Ignoring Market Comparisons

A guide to the risks of ignoring market comparisons in business valuation and how they can be avoided.

Ignoring Market Comparisons in Business Valuation

The Importance of Market Comparisons

Market comparisons are an indispensable component of business valuation. They provide an objective basis for determining a company’s value within the context of its industry and market position. Without these comparative data, the valuation picture is incomplete and can lead to significant errors. A market comparison uses data from similar transactions to derive multiples or valuation metrics that offer realistic benchmarks for a company’s worth. This method is especially crucial in dynamic markets or highly competitive industries to make well-informed decisions.

Ignoring such market comparisons often results in companies being either overvalued or undervalued. This can have far-reaching consequences for the sales process or investment decisions. Buyers typically expect sellers to present well-founded market knowledge to substantiate their price expectations. Without this data foundation, negotiations are often complicated or fail altogether. For sellers, this means losing potential buyers or weakening their negotiating position.

The reasons for ignoring market comparisons are varied. Often, there is a lack of access to relevant data or insufficient experience to interpret it correctly. In other cases, market comparisons are deliberately neglected to justify inflated price expectations. In any case, this mistake undermines the quality of the valuation and the credibility of the parties involved.

Consequences of Missing Market Comparisons

The absence of market comparisons can have serious repercussions on business valuation. One of the most common mistakes is overvaluing the company, especially when subjective assumptions or emotional price expectations dominate the valuation. Without a solid market analysis, multiples or future growth projections may be set unrealistically high. This deters potential buyers and causes the sales process to stall.

An example illustrates the issue: A mid-sized technology company is valued using a multiple of 12, although comparable transactions in the industry only show multiples between 6 and 8. This significant discrepancy signals to buyers that the seller’s price expectations are not market-aligned. This not only reduces trust but also complicates negotiations, as buyers must invest additional time and resources to establish a realistic valuation.

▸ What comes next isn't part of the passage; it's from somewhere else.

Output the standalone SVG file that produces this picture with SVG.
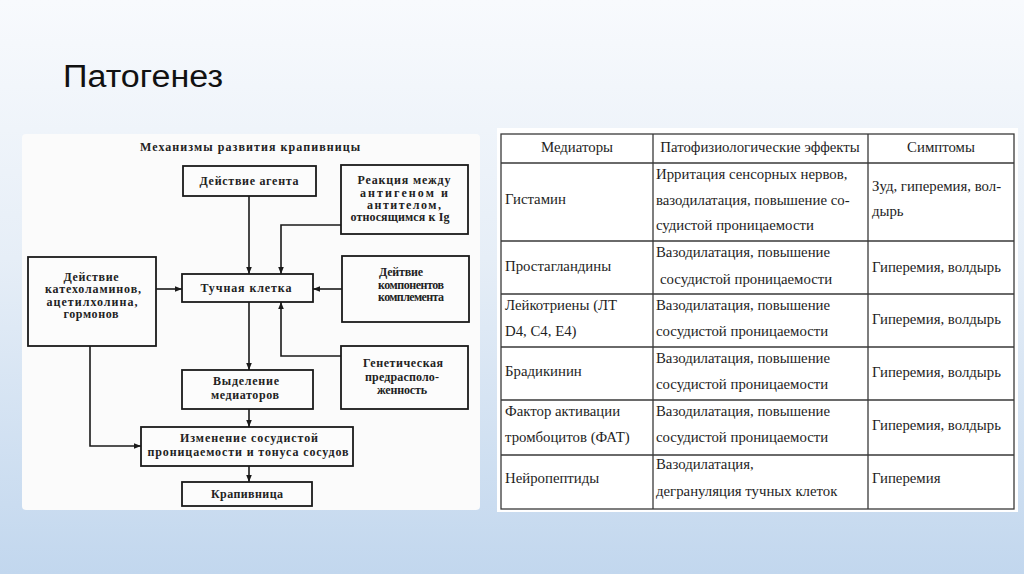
<svg xmlns="http://www.w3.org/2000/svg" width="1024" height="574" viewBox="0 0 1024 574">
  <defs>
    <linearGradient id="bg" x1="0" y1="0" x2="0" y2="1">
      <stop offset="0" stop-color="#f8fafd"/>
      <stop offset="0.45" stop-color="#e6eef7"/>
      <stop offset="1" stop-color="#c2d7ee"/>
    </linearGradient>
    <marker id="ah" viewBox="0 0 10 10" refX="10" refY="5" markerWidth="7" markerHeight="7" orient="auto" markerUnits="userSpaceOnUse">
      <path d="M0,1 L10,5 L0,9 Z" fill="#1a1a1a"/>
    </marker>
    <style>
      .box { fill: #fcfcfc; stroke: #1a1a1a; stroke-width: 1.8; }
      .bt { font-family: "Liberation Serif", "DejaVu Serif", serif; font-weight: bold; font-size: 12px; fill: #222; text-anchor: middle; }
      .con { fill: none; stroke: #1a1a1a; stroke-width: 1.6; marker-end: url(#ah); }
      .grid { stroke: #3a3a3a; stroke-width: 1.3; fill: none; }
      .tt { font-family: "Liberation Serif", "Times New Roman", serif; font-size: 14.8px; fill: #1e1e1e; }
      .th { text-anchor: middle; }
    </style>
  </defs>

  <rect x="0" y="0" width="1024" height="574" fill="url(#bg)"/>

  <text x="63" y="87" font-family="Liberation Sans, Arial, sans-serif" font-size="31" fill="#111" textLength="160" lengthAdjust="spacingAndGlyphs">Патогенез</text>

  <!-- Left flowchart panel -->
  <rect x="22" y="134" width="458" height="376" rx="4" fill="#fbfbfb"/>
  <text class="bt" x="250" y="151" textLength="220">Механизмы развития крапивницы</text>

  <g id="connectors">
    <path class="con" d="M249,196 V274"/>
    <path class="con" d="M341,225 H281 V274"/>
    <path class="con" d="M156,289 H182"/>
    <path class="con" d="M342,289 H313"/>
    <path class="con" d="M341,356 H281 V302"/>
    <path class="con" d="M249,302 V370"/>
    <path class="con" d="M249,409 V427"/>
    <path class="con" d="M249,466 V482"/>
    <path class="con" d="M90,346 V446 H141"/>
  </g>

  <g id="agent">
    <rect class="box" x="183" y="166" width="133" height="30"/>
    <text class="bt" x="249" y="185" textLength="99">Действие агента</text>
  </g>
  <g id="reaction">
    <rect class="box" x="341" y="165" width="127" height="69"/>
    <text class="bt" x="404" y="184" textLength="93">Реакция между</text>
    <text class="bt" x="404" y="197" textLength="88">антигеном и</text>
    <text class="bt" x="404" y="209" textLength="74">антителом,</text>
    <text class="bt" x="400" y="221" textLength="99">относящимся к Ig</text>
  </g>
  <g id="catechol">
    <rect class="box" x="28" y="257" width="128" height="89"/>
    <text class="bt" x="91" y="281" textLength="55">Действие</text>
    <text class="bt" x="93" y="293" textLength="96">катехоламинов,</text>
    <text class="bt" x="92" y="306" textLength="91">ацетилхолина,</text>
    <text class="bt" x="91" y="318" textLength="55">гормонов</text>
  </g>
  <g id="mastcell">
    <rect class="box" x="182" y="274" width="131" height="28"/>
    <text class="bt" x="246" y="292" textLength="91">Тучная клетка</text>
  </g>
  <g id="complement">
    <rect class="box" x="342" y="256" width="127" height="66"/>
    <text class="bt" x="401" y="276" textLength="44">Дейтвие</text>
    <text class="bt" x="411" y="289" textLength="66">компонентов</text>
    <text class="bt" x="411" y="301" textLength="66">комплемента</text>
  </g>
  <g id="genetic">
    <rect class="box" x="341" y="346" width="127" height="63"/>
    <text class="bt" x="403" y="367" textLength="80">Генетическая</text>
    <text class="bt" x="402" y="381" textLength="74">предрасполо-</text>
    <text class="bt" x="402" y="394" textLength="50">женность</text>
  </g>
  <g id="release">
    <rect class="box" x="182" y="370" width="131" height="39"/>
    <text class="bt" x="246" y="385" textLength="66">Выделение</text>
    <text class="bt" x="245" y="399" textLength="68">медиаторов</text>
  </g>
  <g id="change">
    <rect class="box" x="141" y="427" width="212" height="39"/>
    <text class="bt" x="249" y="442" textLength="138">Изменение сосудистой</text>
    <text class="bt" x="248" y="456" textLength="201">проницаемости и тонуса сосудов</text>
  </g>
  <g id="urticaria">
    <rect class="box" x="182" y="482" width="130" height="24"/>
    <text class="bt" x="247" y="498" textLength="72">Крапивница</text>
  </g>

  <!-- Table panel -->
  <g id="table">
    <rect x="497" y="128" width="521" height="384" fill="#ffffff"/>
    <rect class="grid" x="501" y="134" width="513" height="375"/>
    <path class="grid" d="M653,134 V509 M868,134 V509 M501,163 H1014 M501,241 H1014 M501,294 H1014 M501,347 H1014 M501,400 H1014 M501,455 H1014"/>

    <text class="tt th" x="577" y="152">Медиаторы</text>
    <text class="tt th" x="760" y="152">Патофизиологические эффекты</text>
    <text class="tt th" x="941" y="152">Симптомы</text>

    <text class="tt" x="505" y="204">Гистамин</text>
    <text class="tt" x="656" y="179">Ирритация сенсорных нервов,</text>
    <text class="tt" x="656" y="205">вазодилатация, повышение со-</text>
    <text class="tt" x="656" y="230">судистой проницаемости</text>
    <text class="tt" x="872" y="191">Зуд, гиперемия, вол-</text>
    <text class="tt" x="872" y="216">дырь</text>

    <text class="tt" x="505" y="271">Простагландины</text>
    <text class="tt" x="656" y="257">Вазодилатация, повышение</text>
    <text class="tt" x="660" y="284">сосудистой проницаемости</text>
    <text class="tt" x="872" y="272">Гиперемия, волдырь</text>

    <text class="tt" x="505" y="310">Лейкотриены (ЛТ</text>
    <text class="tt" x="505" y="336">D4, C4, E4)</text>
    <text class="tt" x="656" y="310">Вазодилатация, повышение</text>
    <text class="tt" x="656" y="336">сосудистой проницаемости</text>
    <text class="tt" x="872" y="324">Гиперемия, волдырь</text>

    <text class="tt" x="505" y="376">Брадикинин</text>
    <text class="tt" x="656" y="363">Вазодилатация, повышение</text>
    <text class="tt" x="656" y="389">сосудистой проницаемости</text>
    <text class="tt" x="872" y="377">Гиперемия, волдырь</text>

    <text class="tt" x="505" y="416">Фактор активации</text>
    <text class="tt" x="505" y="442">тромбоцитов (ФАТ)</text>
    <text class="tt" x="656" y="416">Вазодилатация, повышение</text>
    <text class="tt" x="656" y="442">сосудистой проницаемости</text>
    <text class="tt" x="872" y="430">Гиперемия, волдырь</text>

    <text class="tt" x="505" y="483">Нейропептиды</text>
    <text class="tt" x="656" y="469">Вазодилатация,</text>
    <text class="tt" x="656" y="496">дегрануляция тучных клеток</text>
    <text class="tt" x="872" y="483">Гиперемия</text>
  </g>
</svg>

Equally problematic is the undervaluation of a company, often due to a lack of market knowledge. A seller unaware of market trends and comparable transactions might set the company’s value far too low. This results in the company being sold below its true worth, causing long-term financial disadvantages. Both scenarios highlight the importance of market comparisons in developing realistic price expectations and accurately reflecting the company’s value.

Approaches to Integrating Market Comparisons

Incorporating market comparisons into the valuation process is essential to avoid errors and create an objective basis for negotiations. A thorough market analysis begins with building a solid data foundation. This includes information on comparable transactions, industry-standard multiples, and relevant market trends. Databases, industry analyst reports, or specialized M&A advisors can provide valuable insights and help realistically assess a company’s value.

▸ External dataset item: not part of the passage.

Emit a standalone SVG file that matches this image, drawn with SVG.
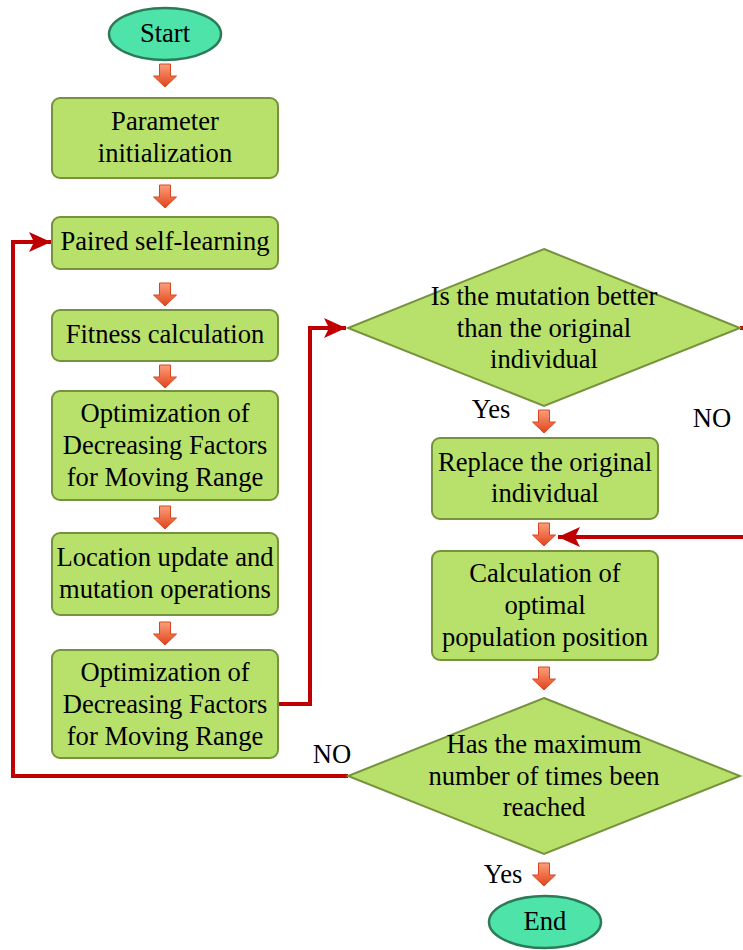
<svg xmlns="http://www.w3.org/2000/svg" width="743" height="950" viewBox="0 0 743 950" font-family="Liberation Serif, Times New Roman, serif" font-size="26.6" text-anchor="middle">
<defs>
<linearGradient id="og" x1="0" y1="0" x2="0" y2="1">
<stop offset="0" stop-color="#fb9f7c"/>
<stop offset="1" stop-color="#e2431a"/>
</linearGradient>
<path id="ba" d="M-5.5,0 H5.5 V12 H11.5 L0,23 L-11.5,12 H-5.5 Z" fill="url(#og)" stroke="#d8461f" stroke-width="1"/>
<marker id="ah" markerUnits="userSpaceOnUse" markerWidth="24" markerHeight="22" refX="22" refY="10" orient="auto">
<path d="M0,0 L22,10 L0,20 L5,10 Z" fill="#c00000"/>
</marker>
</defs>
<style>
.box{fill:#b8e16c;stroke:#76923c;stroke-width:2}
.dia{fill:#b8e16c;stroke:#76923c;stroke-width:2}
.ell{fill:#4de3a9;stroke:#2c7a58;stroke-width:2.5}
.c{fill:none;stroke:#c00000;stroke-width:4;stroke-linejoin:miter}
</style>
<g id="connectors">
<use href="#ba" x="165" y="64"/>
<use href="#ba" x="165" y="185"/>
<use href="#ba" x="165" y="283"/>
<use href="#ba" x="165" y="365"/>
<use href="#ba" x="165" y="506"/>
<use href="#ba" x="165" y="622"/>
<use href="#ba" x="544" y="410"/>
<use href="#ba" x="544" y="523"/>
<use href="#ba" x="544" y="667"/>
<use href="#ba" x="544" y="863"/>
<path class="c" d="M278,704 H310 V328 H346" marker-end="url(#ah)"/>
<path class="c" d="M348,776 H13 V242 H51" marker-end="url(#ah)"/>
<path class="c" d="M740,328 H745"/>
<path class="c" d="M745,537 H558" marker-end="url(#ah)"/>
<text x="491" y="418">Yes</text>
<text x="712" y="427">NO</text>
<text x="332" y="763">NO</text>
<text x="503" y="883">Yes</text>
</g>
<g id="start">
<ellipse class="ell" cx="165" cy="34" rx="56" ry="26"/>
<text x="165" y="42">Start</text>
</g>
<g id="param">
<rect class="box" x="52" y="98" width="226" height="80" rx="8"/>
<text x="165" y="130">Parameter</text>
<text x="165" y="162">initialization</text>
</g>
<g id="paired">
<rect class="box" x="52" y="217" width="226" height="52" rx="8"/>
<text x="165" y="250">Paired self-learning</text>
</g>
<g id="fitness">
<rect class="box" x="52" y="310" width="226" height="51" rx="8"/>
<text x="165" y="343">Fitness calculation</text>
</g>
<g id="opt1">
<rect class="box" x="52" y="391" width="226" height="109" rx="8"/>
<text x="165" y="422">Optimization of</text>
<text x="165" y="454">Decreasing Factors</text>
<text x="165" y="486">for Moving Range</text>
</g>
<g id="location">
<rect class="box" x="52" y="533" width="226" height="82" rx="8"/>
<text x="165" y="566">Location update and</text>
<text x="165" y="598">mutation operations</text>
</g>
<g id="opt2">
<rect class="box" x="52" y="650" width="226" height="108" rx="8"/>
<text x="165" y="681">Optimization of</text>
<text x="165" y="713">Decreasing Factors</text>
<text x="165" y="745">for Moving Range</text>
</g>
<g id="dec1">
<polygon class="dia" points="544,249 740,328 544,406 348,328"/>
<text x="544" y="305">Is the mutation better</text>
<text x="544" y="337">than the original</text>
<text x="544" y="368">individual</text>
</g>
<g id="replace">
<rect class="box" x="432" y="438" width="226" height="81" rx="8"/>
<text x="545" y="471">Replace the original</text>
<text x="545" y="502">individual</text>
</g>
<g id="calc">
<rect class="box" x="432" y="551" width="226" height="109" rx="8"/>
<text x="545" y="582">Calculation of</text>
<text x="545" y="614">optimal</text>
<text x="545" y="646">population position</text>
</g>
<g id="dec2">
<polygon class="dia" points="544,698 740,776 544,854 348,776"/>
<text x="544" y="753">Has the maximum</text>
<text x="544" y="785">number of times been</text>
<text x="544" y="816">reached</text>
</g>
<g id="end">
<ellipse class="ell" cx="545" cy="922" rx="56" ry="26"/>
<text x="545" y="930">End</text>
</g>
</svg>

Another important tool is integrating market comparisons into valuation models such as the multiples approach or discounted cash flow (DCF) method. These approaches allow external market metrics to be combined with internal company data to achieve a more precise valuation. For example, the EBITDA or revenue multiple can be adjusted based on values from similar companies in the industry. This creates transparency and credibility in the valuation process, benefiting both sellers and buyers.

In the long term, market comparisons help accelerate the sales process and strengthen the negotiating position. A seller who can rely on a solid market analysis appears professional and well-prepared, which builds buyer confidence. At the same time, a market-aligned valuation reduces the risk of negotiations stalling or transactions failing. This makes market comparisons an indispensable part of every successful business valuation.